Speaker
Description
The NA62 experiment at CERN SPS is aimed at measuring the branching ratio of the very rare kaon decay K+-> pi+ nu nubar.
NaNet is the reconfigurable design of a FPGA-based PCI Express Network Interface Card with processing, RDMA and GPUDirect capabilities and support for multiple link technologies.
NaNet has been employed to implement a real-time distributed processing pipeline in the low level trigger of the experiment, operating on the data streams produced by the RICH detector with an orchestrated combination of heterogeneous computing devices (CPUs, FPGAs and GPUs).
Recent results collected during NA62 runs are presented and discussed.
Summary
The NA62 experiment at CERN SPS is aimed at measuring the branching ratio of the very rare kaon decay K+-> pi+ nu nubar.

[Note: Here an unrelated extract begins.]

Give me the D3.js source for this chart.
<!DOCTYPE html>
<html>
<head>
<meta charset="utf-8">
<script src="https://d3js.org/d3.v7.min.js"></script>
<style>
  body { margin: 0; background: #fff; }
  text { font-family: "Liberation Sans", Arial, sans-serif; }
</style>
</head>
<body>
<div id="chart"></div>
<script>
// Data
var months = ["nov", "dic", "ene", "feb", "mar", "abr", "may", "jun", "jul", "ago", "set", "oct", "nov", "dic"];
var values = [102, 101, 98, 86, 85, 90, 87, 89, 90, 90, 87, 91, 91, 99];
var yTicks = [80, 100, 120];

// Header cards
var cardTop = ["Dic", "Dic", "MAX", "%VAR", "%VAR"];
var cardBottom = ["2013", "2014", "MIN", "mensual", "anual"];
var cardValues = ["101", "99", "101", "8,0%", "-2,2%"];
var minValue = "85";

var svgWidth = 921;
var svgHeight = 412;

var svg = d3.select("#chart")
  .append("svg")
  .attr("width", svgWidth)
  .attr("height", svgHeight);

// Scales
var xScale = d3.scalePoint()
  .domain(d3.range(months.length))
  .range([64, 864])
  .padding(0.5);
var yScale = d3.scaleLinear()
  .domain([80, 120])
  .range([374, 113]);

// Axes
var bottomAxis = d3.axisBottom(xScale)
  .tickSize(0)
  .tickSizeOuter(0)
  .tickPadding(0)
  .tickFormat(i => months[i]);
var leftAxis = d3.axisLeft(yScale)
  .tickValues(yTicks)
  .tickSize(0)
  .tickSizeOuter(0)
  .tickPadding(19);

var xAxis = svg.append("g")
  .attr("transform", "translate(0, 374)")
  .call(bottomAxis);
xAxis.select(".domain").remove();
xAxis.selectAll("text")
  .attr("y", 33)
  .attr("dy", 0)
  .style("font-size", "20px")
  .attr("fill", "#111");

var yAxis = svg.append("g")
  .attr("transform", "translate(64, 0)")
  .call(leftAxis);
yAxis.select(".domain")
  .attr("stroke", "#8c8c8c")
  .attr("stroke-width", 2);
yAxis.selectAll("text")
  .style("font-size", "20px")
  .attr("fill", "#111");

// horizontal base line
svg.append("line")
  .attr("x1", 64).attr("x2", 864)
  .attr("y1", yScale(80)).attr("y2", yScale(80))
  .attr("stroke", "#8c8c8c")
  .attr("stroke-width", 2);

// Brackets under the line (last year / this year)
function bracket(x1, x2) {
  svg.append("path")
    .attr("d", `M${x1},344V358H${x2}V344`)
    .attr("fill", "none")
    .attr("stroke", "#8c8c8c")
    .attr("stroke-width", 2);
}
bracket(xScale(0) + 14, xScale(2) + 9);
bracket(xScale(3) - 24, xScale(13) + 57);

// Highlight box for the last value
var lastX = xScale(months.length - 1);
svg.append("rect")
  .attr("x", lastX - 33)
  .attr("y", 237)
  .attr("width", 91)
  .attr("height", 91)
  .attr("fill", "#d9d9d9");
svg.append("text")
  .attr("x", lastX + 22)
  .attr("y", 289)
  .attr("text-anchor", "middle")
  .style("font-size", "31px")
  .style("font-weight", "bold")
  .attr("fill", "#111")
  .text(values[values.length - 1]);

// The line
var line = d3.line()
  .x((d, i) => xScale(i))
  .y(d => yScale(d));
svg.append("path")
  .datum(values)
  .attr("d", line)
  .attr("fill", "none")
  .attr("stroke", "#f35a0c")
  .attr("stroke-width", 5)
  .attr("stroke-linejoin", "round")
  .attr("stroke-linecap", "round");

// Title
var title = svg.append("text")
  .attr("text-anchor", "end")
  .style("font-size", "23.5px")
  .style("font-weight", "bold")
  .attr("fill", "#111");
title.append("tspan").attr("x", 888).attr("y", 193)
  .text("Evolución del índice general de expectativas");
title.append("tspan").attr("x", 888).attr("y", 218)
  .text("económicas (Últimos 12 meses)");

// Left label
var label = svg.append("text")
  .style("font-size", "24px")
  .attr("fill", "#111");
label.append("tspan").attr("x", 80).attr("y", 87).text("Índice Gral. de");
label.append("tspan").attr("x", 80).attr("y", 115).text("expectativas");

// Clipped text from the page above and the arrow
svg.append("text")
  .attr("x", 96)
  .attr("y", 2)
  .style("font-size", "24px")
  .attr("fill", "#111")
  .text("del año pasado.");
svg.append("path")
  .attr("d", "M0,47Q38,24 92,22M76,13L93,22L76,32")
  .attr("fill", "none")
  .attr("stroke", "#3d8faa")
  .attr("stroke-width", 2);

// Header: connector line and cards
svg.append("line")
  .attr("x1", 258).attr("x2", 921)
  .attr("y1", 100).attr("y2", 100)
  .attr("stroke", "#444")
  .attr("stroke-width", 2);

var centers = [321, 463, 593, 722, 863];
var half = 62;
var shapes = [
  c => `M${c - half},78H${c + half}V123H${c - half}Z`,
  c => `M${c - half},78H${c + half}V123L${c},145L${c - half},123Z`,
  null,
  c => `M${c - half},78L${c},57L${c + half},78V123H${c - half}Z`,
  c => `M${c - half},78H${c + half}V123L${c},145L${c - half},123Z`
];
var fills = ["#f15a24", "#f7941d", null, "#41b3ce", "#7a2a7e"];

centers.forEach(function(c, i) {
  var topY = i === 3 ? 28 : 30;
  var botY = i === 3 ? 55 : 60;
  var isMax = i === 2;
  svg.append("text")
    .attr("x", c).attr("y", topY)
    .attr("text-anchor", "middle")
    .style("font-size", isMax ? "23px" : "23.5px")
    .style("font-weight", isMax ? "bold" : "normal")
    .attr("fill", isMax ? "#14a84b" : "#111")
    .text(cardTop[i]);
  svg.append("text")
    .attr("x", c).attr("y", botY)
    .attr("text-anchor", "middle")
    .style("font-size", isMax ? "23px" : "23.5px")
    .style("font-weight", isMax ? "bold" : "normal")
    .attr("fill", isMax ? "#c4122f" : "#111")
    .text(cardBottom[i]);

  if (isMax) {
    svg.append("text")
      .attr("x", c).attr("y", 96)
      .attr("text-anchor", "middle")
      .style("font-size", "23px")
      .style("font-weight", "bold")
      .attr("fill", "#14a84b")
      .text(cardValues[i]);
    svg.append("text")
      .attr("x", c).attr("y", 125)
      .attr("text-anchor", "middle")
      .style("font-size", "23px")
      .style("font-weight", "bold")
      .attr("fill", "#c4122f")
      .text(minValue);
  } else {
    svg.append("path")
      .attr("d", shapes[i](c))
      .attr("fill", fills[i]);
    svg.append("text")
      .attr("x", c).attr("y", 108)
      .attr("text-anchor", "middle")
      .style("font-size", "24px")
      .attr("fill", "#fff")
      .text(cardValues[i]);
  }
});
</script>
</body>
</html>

A centralized level 0 hardware trigger system (L0TP) processes in real-time streams of primitives coming from the detectors readout boards in order to reject the considerable background.
Our approach aims at improving the L0TP performances distributing this processing over the whole chain starting from the earliest stages, i.e. the readout boards, and operating on the data streams with an orchestrated combination of heterogeneous computing devices (CPUs, FPGAs and GPUs).
The enabling element of this real-time distributed stream computing architecture is NaNet, a FPGA-based PCI Express Network Interface Card with processing, RDMA and GPUDirect capabilities, supporting multiple link technologies (1/10/40GbE and custom ones).
We have demonstrated, the effectiveness of our design by retrofitting the RICH detector to compute within 350 us the Cerenkov rings parameters, using the FPGA to implement the data receiving and coalescing of events split in 4 data streams while the GPU was in charge for the ring reconstruction, executing a parallel algorithm based on geometric considerations (Histogram).
Driven by the fact that FPGA architectures shows a relevant ramp up in their computing resources, along with the recent availabilty of frameworks for high level synthesis, we evaluated
the Intel FPGA SDK for OpenCL environment to assess feasibility of rings reconstruction directly on
the FPGA hosted on the NaNet card. The Histogram algorithm has been ported in this framework and optimized to make the most of the pipelined architecture.
Obtained results are discussed and compared with the GPU implementation.
Recent results collected during NA62 runs along with a detailed description of the latest developments in the NaNet architecture and an insight of future project developments are also presented and discussed.